When it comes to repairs to the property a landlord’s responsibilities are clearly set out in Section 11 of the Landlord and Tenant Act 1985. These include keeping the structure of the property in sound repair including floors, windows, guttering and pipes. Landlords must also ensure that any gas or electrical equipment is safely installed.
These responsibilities may be set out in the rental agreement, but even if they are not, Section 11 can be an implied term read into the tenancy even if it is not spelled out in it.
You may be dependent on the tenant notifying you of any issues with the property, but it is wise to carry out inspections in a manner agreed between yourself and the tenant. Often it can be a minor irritant such as leaves in a gutter that can lead to major damage such as damp in upper storey rooms. By tackling problems early, you will avoid costly repairs down the line. Remember this is a major asset and disrepair will only reduce its value.

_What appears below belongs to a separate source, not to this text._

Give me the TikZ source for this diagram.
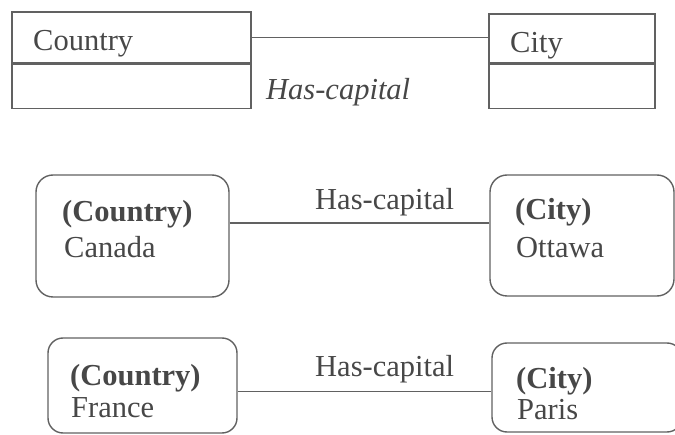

In terms of internal damage, it is important that you have an accurate inventory to check against, which has been agreed with the tenant prior to them moving into the property. These lists of contents and their condition are often a point of contention between the parties to a tenancy agreement and must be as accurate as possible. Fortunately, property inventory software is now available from many sites such as inventorybase.com, providing an accurate record.
One idea of how to spread the cost of these repairs is to put aside a proportion of the rental income into a repair fund. You may still be caught out if a major issue arises, but smaller jobs can be covered from this savings pot.
You would not skimp on repairs to your own residence and so do not be tempted to do so on property you rent out to others; it is not in your best interests.